The response has prompted the same question that arose during the debates of the early 1920s: Why are chemical weapons different?
The question is central to arguments being made this week by both proponents and opponents of a military strike to punish Syria over its alleged use of nerve gas in an Aug. 21 attack on rebel strongholds near eastern Damascus. President Obama has accused Syria of crossing a moral and legal red lineby using weapons that are outlawed and uniquely repugnant, and on Saturday he denounced the alleged attack as “an assault on our human dignity.”
But others question why the United States is compelled to respond to one type of killing when it took no military action to prevent the deaths of an estimated 100,000 Syrians by more conventional but often brutal methods.
Even some who were convinced by the administration’s intelligence case say they question why a single atrocity ranks higher than so many others. The White House released an intelligence assessment and map Friday detailing why it holds Syrian officials responsible for the deaths of nearly 1,500 people, including more than 400 children.

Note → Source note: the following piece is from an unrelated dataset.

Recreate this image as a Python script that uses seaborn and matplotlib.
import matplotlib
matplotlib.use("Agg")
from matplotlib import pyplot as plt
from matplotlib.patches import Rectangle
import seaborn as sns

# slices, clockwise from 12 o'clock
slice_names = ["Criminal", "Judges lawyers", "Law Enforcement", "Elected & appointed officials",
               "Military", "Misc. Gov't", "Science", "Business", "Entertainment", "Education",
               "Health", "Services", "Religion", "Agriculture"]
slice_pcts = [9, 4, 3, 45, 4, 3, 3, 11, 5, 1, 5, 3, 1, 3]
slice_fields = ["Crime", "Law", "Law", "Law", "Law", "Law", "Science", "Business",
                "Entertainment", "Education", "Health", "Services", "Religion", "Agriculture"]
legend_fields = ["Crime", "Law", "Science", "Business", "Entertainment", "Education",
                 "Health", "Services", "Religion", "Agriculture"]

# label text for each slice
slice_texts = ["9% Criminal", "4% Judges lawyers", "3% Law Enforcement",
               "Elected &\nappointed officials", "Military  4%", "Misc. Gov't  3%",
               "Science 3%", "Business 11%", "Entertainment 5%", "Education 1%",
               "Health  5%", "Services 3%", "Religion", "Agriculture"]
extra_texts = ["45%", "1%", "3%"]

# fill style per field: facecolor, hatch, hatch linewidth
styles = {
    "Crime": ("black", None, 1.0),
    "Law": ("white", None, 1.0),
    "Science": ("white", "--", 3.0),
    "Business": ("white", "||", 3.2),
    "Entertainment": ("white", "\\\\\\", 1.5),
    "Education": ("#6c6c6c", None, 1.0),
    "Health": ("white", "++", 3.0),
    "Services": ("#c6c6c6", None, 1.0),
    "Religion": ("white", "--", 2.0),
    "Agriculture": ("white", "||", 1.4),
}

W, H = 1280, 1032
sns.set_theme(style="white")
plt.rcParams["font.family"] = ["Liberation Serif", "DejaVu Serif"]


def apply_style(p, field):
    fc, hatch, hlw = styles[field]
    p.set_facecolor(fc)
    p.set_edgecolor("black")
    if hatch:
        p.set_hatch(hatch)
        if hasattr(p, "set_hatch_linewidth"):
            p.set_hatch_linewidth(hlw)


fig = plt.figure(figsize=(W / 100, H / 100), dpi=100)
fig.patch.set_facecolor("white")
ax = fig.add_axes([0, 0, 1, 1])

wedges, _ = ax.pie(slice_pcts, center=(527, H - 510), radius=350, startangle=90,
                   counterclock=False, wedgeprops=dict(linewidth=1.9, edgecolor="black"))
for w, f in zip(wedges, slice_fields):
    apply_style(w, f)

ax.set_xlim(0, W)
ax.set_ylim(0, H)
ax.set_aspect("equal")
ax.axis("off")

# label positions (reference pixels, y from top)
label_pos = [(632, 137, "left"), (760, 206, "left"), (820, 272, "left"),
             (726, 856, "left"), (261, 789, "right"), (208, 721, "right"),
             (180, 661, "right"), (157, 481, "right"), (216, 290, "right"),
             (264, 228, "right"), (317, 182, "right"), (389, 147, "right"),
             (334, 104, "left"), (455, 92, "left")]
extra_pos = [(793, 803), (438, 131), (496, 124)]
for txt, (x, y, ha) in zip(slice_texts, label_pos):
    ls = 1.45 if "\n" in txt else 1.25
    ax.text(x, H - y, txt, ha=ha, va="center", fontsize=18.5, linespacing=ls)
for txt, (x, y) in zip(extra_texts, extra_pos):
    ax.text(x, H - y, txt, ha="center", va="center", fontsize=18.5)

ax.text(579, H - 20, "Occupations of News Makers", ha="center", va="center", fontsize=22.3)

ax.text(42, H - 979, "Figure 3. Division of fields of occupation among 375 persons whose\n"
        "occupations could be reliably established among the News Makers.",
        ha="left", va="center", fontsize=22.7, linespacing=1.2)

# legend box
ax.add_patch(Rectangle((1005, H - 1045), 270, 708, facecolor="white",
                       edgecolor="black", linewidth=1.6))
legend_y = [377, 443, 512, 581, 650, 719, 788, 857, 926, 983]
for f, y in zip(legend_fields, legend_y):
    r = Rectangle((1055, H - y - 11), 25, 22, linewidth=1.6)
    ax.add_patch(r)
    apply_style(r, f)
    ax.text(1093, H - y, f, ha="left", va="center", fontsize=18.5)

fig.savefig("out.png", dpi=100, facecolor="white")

“Even if the map is only half accurate, this was truly a heinous use of chemical weapons,” said Lawrence Wilkerson, a retired army colonel and former adviser to then-Secretary of State Colin Powell during the months before the 2003 U.S. invasion of Iraq. “That said, [North Korean leaders] Kim Il Sung and Kim Jong Il killed thousands if not millions more with starvation, yet we did nothing substantive. Is it worse to die of gas or hunger?”
Others argue that chemical weapons are indeed unique, and any use demands a firm response from civilized nations to deter future attacks.
“Chemical weapons are genuinely horrible, and they are indiscriminate,” said Jeffrey Lewis, an arms-control expert at the James Martin Center for Nonproliferation Studies. “They are a particularly cruel way to kill someone.”
It is true, Lewis said, that civilians will die in any conflict — often in excruciating ways. “But I’m on board with any effort to try to ban the most inhumane weapons, the things that kill on a mass scale,” he said.
Even before the first clouds of deadly chlorine gas swept over French lines in 1915, the use of poisons in warfare was widely seen as taboo. In 1863, in the middle of America’s bloodiest war, the U.S. War Department issued a decree banning poisoning in any form, including the use of poison-tipped bullets or the poisoning of food supplies. Eleven years later, a similar ban was approved, but never ratified, by 14 European countries.